The Transformer model is a type of neural network architecture that can process sequences of input data, such as natural language sentences or audio signals, and produce corresponding outputs. It has shown significant improvements in many natural language processing tasks, such as machine translation. Chemical reaction prediction can also be treated as a machine translation problem between SMILES strings of reactants, and products, which has been investigated in the past few years.[1-5] However, the encoding of molecular structures is different to natural language, the SMILES string structure representation can be difficult to interpret, and sometimes the generated SMILES strings of products can not be canonicalized. Therefore, we tried to integrate the structural submatrices representation method into the transformer reaction prediction model to improve production accuracy. A reaction database covers petroleum refining process including cracking, substitution, Isomerization, etc., is used to develop the reaction prediction model. The results show the prediction accuracy has increased significantly over the traditional template-based methods. In addition, the generalizability of the transformer model greatly simplifies the process.

References

[1] D.M. Lowe, Extraction of chemical structures and reactions from the literature, University of Cambridge, 2012.

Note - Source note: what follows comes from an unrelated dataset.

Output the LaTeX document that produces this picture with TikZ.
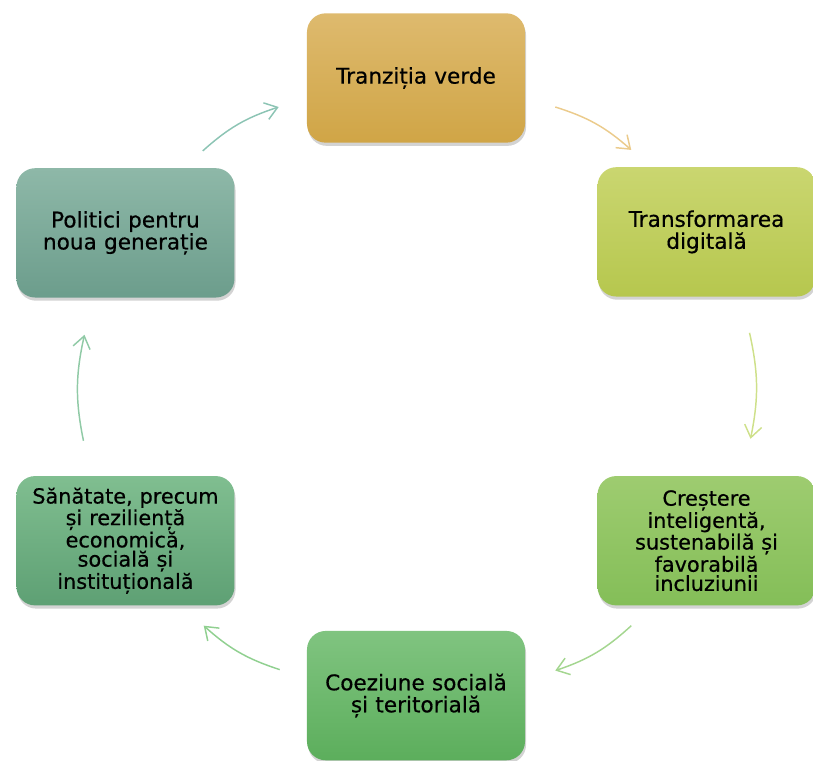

[2] C.W. Coley, R. Barzilay, T.S. Jaakkola, W.H. Green, K.F. Jensen, Prediction of Organic Reaction Outcomes Using Machine Learning, ACS Central Science 3(5) (2017) 434-443.

[3] P. Schwaller, T. Laino, T. Gaudin, P. Bolgar, C.A. Hunter, C. Bekas, A.A. Lee, Molecular Transformer: A Model for Uncertainty-Calibrated Chemical Reaction Prediction, ACS Central Science 5(9) (2019) 1572-1583.

[4] M.H.S. Segler, M.P. Waller, Neural-Symbolic Machine Learning for Retrosynthesis and Reaction Prediction, Chemistry – A European Journal 23(25) (2017) 5966-5971.

[5] P.P. Plehiers, C.W. Coley, H. Gao, F.H. Vermeire, M.R. Dobbelaere, C.V. Stevens, K.M. Van Geem, W.H. Green, Artificial Intelligence for Computer-Aided Synthesis In Flow: Analysis and Selection of Reaction Components, Frontiers in Chemical Engineering 2 (2020).